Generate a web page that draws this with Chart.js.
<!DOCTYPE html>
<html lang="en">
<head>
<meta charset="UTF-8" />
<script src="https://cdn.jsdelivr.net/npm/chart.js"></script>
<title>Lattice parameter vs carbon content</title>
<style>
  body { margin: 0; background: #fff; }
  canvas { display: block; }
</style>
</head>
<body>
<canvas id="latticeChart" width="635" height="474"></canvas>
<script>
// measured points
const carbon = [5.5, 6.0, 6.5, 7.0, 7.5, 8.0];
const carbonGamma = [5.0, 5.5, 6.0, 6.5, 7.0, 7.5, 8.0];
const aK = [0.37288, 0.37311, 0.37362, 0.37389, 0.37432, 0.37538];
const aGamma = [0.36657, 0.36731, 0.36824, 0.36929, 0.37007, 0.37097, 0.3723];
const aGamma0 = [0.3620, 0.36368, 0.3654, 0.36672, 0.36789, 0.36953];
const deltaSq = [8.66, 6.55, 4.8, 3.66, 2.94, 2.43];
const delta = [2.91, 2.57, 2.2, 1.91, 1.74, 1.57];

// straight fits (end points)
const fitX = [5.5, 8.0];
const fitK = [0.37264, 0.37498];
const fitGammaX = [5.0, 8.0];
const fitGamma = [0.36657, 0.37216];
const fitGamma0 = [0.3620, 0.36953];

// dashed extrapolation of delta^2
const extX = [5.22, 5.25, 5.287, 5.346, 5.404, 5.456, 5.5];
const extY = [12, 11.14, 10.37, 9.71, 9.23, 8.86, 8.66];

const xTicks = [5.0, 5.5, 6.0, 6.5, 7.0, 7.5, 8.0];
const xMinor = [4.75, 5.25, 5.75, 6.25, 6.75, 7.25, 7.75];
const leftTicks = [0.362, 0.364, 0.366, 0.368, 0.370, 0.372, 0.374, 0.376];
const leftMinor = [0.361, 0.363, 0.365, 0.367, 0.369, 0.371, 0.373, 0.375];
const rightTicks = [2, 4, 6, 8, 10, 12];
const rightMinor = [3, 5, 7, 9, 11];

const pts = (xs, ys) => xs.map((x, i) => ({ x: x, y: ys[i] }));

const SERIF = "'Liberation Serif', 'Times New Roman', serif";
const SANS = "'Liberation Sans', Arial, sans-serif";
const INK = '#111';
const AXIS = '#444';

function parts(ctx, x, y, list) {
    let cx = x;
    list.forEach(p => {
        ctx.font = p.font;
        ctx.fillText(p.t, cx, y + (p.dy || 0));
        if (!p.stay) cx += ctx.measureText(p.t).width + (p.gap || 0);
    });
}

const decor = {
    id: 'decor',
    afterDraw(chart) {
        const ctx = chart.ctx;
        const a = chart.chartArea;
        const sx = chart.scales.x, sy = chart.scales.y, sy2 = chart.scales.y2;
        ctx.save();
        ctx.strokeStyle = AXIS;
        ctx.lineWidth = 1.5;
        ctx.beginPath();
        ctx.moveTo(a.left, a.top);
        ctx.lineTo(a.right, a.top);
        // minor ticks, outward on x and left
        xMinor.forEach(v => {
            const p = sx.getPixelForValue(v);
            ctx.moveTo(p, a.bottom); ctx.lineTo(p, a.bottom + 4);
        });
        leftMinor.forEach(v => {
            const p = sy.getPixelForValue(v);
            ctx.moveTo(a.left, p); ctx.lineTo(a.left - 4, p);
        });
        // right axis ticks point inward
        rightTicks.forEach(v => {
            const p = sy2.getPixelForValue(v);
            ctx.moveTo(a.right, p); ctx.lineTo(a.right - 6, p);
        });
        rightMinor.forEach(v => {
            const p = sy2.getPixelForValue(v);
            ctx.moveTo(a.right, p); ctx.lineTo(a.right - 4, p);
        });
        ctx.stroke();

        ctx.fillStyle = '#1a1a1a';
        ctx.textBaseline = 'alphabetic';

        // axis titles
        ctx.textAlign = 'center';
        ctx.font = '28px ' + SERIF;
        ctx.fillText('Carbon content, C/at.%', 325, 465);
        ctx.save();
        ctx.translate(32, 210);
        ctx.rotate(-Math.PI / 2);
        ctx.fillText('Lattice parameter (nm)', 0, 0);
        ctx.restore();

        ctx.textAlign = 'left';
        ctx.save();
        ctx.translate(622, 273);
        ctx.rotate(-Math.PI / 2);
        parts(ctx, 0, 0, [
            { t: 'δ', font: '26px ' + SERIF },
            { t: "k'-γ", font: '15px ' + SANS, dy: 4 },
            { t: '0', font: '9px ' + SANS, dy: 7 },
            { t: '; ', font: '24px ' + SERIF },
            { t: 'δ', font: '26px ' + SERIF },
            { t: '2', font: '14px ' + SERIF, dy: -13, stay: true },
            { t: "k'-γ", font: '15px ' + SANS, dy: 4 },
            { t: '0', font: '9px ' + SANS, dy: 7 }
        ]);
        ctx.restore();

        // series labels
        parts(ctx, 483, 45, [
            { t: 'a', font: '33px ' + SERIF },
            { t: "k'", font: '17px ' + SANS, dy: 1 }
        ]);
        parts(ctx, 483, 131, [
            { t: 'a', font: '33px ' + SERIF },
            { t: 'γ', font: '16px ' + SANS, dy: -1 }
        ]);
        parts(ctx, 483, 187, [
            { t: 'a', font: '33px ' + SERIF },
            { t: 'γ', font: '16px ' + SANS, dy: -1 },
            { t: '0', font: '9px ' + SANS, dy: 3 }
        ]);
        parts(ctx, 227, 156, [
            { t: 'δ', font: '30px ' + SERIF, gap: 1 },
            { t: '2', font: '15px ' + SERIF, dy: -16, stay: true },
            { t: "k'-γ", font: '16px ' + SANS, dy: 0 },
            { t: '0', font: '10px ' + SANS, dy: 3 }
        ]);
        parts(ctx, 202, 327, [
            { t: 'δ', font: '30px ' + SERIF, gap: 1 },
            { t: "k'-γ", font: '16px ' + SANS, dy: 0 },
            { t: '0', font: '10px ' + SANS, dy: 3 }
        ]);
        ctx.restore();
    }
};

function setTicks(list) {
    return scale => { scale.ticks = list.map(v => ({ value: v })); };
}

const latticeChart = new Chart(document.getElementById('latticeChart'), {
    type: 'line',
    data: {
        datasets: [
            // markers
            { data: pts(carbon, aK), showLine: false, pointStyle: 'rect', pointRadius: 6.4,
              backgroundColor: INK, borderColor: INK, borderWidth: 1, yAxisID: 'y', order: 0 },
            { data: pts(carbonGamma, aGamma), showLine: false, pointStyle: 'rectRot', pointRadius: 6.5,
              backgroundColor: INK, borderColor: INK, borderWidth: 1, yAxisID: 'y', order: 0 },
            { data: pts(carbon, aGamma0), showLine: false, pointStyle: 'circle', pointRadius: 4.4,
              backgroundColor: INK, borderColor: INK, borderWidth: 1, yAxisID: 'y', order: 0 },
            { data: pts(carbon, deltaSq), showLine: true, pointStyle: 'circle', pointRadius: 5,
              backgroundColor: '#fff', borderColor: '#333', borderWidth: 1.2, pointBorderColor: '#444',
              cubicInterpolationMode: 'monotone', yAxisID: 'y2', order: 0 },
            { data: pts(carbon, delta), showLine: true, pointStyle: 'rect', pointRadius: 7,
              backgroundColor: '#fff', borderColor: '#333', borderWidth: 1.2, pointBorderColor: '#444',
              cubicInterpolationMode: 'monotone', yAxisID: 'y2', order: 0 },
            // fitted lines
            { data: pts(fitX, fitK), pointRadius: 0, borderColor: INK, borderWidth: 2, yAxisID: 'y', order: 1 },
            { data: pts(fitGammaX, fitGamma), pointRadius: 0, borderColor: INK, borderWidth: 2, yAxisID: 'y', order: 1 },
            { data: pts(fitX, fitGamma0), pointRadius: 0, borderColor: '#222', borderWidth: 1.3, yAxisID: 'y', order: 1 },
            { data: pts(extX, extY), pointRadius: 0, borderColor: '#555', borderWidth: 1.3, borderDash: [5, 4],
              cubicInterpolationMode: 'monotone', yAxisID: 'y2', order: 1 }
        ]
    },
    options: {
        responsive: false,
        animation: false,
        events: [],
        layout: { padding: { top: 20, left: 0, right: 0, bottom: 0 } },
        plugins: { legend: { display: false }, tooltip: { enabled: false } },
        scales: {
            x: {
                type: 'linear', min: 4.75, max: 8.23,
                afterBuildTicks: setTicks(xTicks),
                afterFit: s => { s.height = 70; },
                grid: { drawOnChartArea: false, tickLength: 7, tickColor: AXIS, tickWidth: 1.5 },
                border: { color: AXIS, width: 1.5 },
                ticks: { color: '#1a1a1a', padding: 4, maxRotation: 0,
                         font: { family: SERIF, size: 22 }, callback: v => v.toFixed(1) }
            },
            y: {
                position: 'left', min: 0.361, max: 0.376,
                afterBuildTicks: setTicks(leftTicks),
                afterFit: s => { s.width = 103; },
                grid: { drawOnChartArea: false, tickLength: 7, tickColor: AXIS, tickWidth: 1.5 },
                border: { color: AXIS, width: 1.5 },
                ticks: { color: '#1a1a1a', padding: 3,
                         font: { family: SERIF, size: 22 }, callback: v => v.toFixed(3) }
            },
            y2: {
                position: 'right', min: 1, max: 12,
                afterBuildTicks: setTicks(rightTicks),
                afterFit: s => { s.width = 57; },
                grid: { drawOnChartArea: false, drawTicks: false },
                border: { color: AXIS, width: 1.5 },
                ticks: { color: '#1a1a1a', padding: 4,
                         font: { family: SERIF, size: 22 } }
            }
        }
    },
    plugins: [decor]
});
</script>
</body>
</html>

☆ ☆ ☆ ☆ ☆

Copy the lines from the start of the data verbatim, stopping after the line containing "const fitGamma0 = [0.3620, 0.36953];".

Generate a web page that draws this with Chart.js.
<!DOCTYPE html>
<html lang="en">
<head>
<meta charset="UTF-8" />
<script src="https://cdn.jsdelivr.net/npm/chart.js"></script>
<title>Lattice parameter vs carbon content</title>
<style>
  body { margin: 0; background: #fff; }
  canvas { display: block; }
</style>
</head>
<body>
<canvas id="latticeChart" width="635" height="474"></canvas>
<script>
// measured points
const carbon = [5.5, 6.0, 6.5, 7.0, 7.5, 8.0];
const carbonGamma = [5.0, 5.5, 6.0, 6.5, 7.0, 7.5, 8.0];
const aK = [0.37288, 0.37311, 0.37362, 0.37389, 0.37432, 0.37538];
const aGamma = [0.36657, 0.36731, 0.36824, 0.36929, 0.37007, 0.37097, 0.3723];
const aGamma0 = [0.3620, 0.36368, 0.3654, 0.36672, 0.36789, 0.36953];
const deltaSq = [8.66, 6.55, 4.8, 3.66, 2.94, 2.43];
const delta = [2.91, 2.57, 2.2, 1.91, 1.74, 1.57];

// straight fits (end points)
const fitX = [5.5, 8.0];
const fitK = [0.37264, 0.37498];
const fitGammaX = [5.0, 8.0];
const fitGamma = [0.36657, 0.37216];
const fitGamma0 = [0.3620, 0.36953];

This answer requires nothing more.